Shabiha, le milizie fantasma di Assad
Una delle formazioni paramilitari più utili al regime siriano, protagonista della repressione del 2011, è composta da militanti stranieri, molti russi
per Lookout news
Nella lingua corrente la parola è diventata sinonimo di delinquente da strada, teppista o sbandato, ma in realtà questa distorsione si deve alla pessima reputazione che Shabiha si è fatta nei primi anni della sua esistenza. Shabiha, infatti, è un corpo paramilitare siriano fondato agli inizi degli anni Ottanta da un cugino del primo presidente della Repubblica Siriana, Hafez Al Assad, con lo scopo di creare una forza di sicurezza alle dipendenze del governo, autonoma e alternativa rispetto ad altre formazioni analoghe come la polizia segreta.
In origine, la zona delle operazioni di Shabiha si concentrava nei dintorni dell’area portuale di Latakia sulla costa occidentale della Siria, ma ben presto ci si rese conto che oltre alle attività istituzionali di polizia, i miliziani erano coinvolti in traffici e attività poco chiare, che ne compromisero progresivamente la reputazione e portarono fino allo scioglimento del corpo con la salita al potere di Bashar Assad nei primi anni Duemila.
Con lo scoppio delle rivolte antigovernative del 2011, il gruppo paramilitare ricompare nelle cronache siriane con l’accusa di aver partecipato alle repressioni dei moti di piazza attraverso l’utilizzo di agenti “in borghese” infiltrati tra i dimostranti, il che valse la dura condanna delle attività di Shabiha da parte delle Nazioni Unite e l’accusa di crimini contro l’umanità anche a causa dell’avversione della comunità internazionale verso il regime siriano.
Tuttavia, Shabiha nel tempo ha modificato radicalmente la propria organizzazione e l’inquadramento in seno al regime siriano. Nei primi anni della propria esistenza, con l’obiettivo di creare un solido legame con i vertici del regime, il reclutamento avveniva quasi esclusivamente su base confessionale, preferendo personale di fede alawita, setta minoritaria dello sciismo a cui appartiene la famiglia di al Assad, mentra in epoca più recente si segnalano la presenza di operatori provenienti da tutto il Medio Oriente, e in particolar modo da paesi storicamenti alleati della Siria, il cosiddetto “Asse del Male” sciita: iraniani e libanesi ma anche iracheni di religione drusa, e persino russi. Proprio la presenza di un numero rilevante di cittadini russi ha fatto sì che Shabiha fosse indirettamente citata dal presidente Putin durante il suo discorso davanti all’Assemblea Generale dell’ONU nel settembre scorso.

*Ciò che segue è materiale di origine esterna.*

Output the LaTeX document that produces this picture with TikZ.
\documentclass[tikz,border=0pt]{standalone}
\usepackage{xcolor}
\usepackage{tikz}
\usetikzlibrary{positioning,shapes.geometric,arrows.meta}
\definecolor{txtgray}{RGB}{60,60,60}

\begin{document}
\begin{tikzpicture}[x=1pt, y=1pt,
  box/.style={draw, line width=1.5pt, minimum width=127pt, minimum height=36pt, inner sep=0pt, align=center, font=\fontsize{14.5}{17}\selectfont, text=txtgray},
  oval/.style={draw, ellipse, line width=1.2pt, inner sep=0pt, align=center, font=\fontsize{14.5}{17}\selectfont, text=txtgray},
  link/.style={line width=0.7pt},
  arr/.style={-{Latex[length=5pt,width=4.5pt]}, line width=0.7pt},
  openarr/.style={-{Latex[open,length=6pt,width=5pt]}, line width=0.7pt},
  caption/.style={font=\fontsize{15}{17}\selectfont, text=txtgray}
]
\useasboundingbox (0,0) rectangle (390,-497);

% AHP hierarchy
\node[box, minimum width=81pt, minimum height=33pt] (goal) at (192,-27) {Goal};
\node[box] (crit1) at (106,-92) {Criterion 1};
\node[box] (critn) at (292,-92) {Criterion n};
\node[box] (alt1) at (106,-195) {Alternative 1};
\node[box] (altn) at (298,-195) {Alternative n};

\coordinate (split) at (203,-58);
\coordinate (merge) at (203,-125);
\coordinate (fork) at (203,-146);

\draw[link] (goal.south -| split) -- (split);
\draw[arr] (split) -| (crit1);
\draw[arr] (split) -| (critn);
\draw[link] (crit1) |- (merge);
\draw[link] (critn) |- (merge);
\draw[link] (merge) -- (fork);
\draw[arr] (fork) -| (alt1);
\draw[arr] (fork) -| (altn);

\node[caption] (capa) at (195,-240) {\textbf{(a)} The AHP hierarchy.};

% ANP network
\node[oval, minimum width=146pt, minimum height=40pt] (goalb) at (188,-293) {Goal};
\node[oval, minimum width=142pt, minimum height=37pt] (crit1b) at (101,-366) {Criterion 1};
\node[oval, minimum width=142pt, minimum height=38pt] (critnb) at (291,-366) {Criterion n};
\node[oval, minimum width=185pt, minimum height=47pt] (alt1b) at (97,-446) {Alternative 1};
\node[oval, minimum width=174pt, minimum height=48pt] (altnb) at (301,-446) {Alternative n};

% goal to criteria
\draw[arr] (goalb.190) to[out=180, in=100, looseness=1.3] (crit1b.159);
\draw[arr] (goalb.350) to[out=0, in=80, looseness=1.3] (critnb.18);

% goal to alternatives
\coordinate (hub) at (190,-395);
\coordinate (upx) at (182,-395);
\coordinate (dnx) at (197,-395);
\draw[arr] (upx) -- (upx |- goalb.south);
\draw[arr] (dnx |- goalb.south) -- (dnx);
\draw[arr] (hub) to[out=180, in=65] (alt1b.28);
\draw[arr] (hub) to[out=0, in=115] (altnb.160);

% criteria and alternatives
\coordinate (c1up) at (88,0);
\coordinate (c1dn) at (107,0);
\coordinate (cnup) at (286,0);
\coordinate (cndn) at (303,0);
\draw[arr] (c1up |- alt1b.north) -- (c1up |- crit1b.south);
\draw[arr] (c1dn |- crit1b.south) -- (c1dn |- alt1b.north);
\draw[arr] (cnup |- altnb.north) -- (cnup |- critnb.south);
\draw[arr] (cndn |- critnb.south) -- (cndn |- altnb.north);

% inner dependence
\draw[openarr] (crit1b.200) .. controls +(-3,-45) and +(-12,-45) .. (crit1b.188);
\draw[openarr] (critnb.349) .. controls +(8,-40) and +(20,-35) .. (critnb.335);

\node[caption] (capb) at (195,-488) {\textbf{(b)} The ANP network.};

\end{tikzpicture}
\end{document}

Il numero rilevante di cittadini russi e di altri stranieri nelle fila di Shabiha ha sollevato la questione relativa allo status dei combattenti: ad esempio, non è previsto alcun compenso in denaro per gli arruolati nel gruppo paramilitare, ma soltanto benefit di vario tipo per sé e per le famiglie per evitare di incorrere nelle sanzioni previste dal diritto penale dei relativi paesi di appartenenza. Ai cittadini russi, infatti, è consentito andare a combattere all’estero, purché non a fronte di un pagamento in denaro.
Sono di fabbricazione russa anche le principali dotazioni di equipaggiamento dei miliziani; oltre al grande classico fucile d’assalto Ak-47, i paramilitari dispongono di fucili di precisione SVD Dragunov per le unità di franchi tiratori, mitragliatrici leggere PKM e artiglieria pesante antiaereo DShK 1938.
Per quanto riguarda la fase più strettamente operativa, la Shabiha si presenta come una naturale estensione dell’esercito regolare. Molti combattenti provengono da formazioni regolari siriane e l’esercito fedele ad Assad fornisce loro gran parte dell’equipaggiamento e del personale istruttore, così come procura l’intelligence e supporta a livello logistico le missioni della milizia. L’addestramento militare effettivo, invece, avviene sotto la supervisione del gruppo libanese Hezbollah.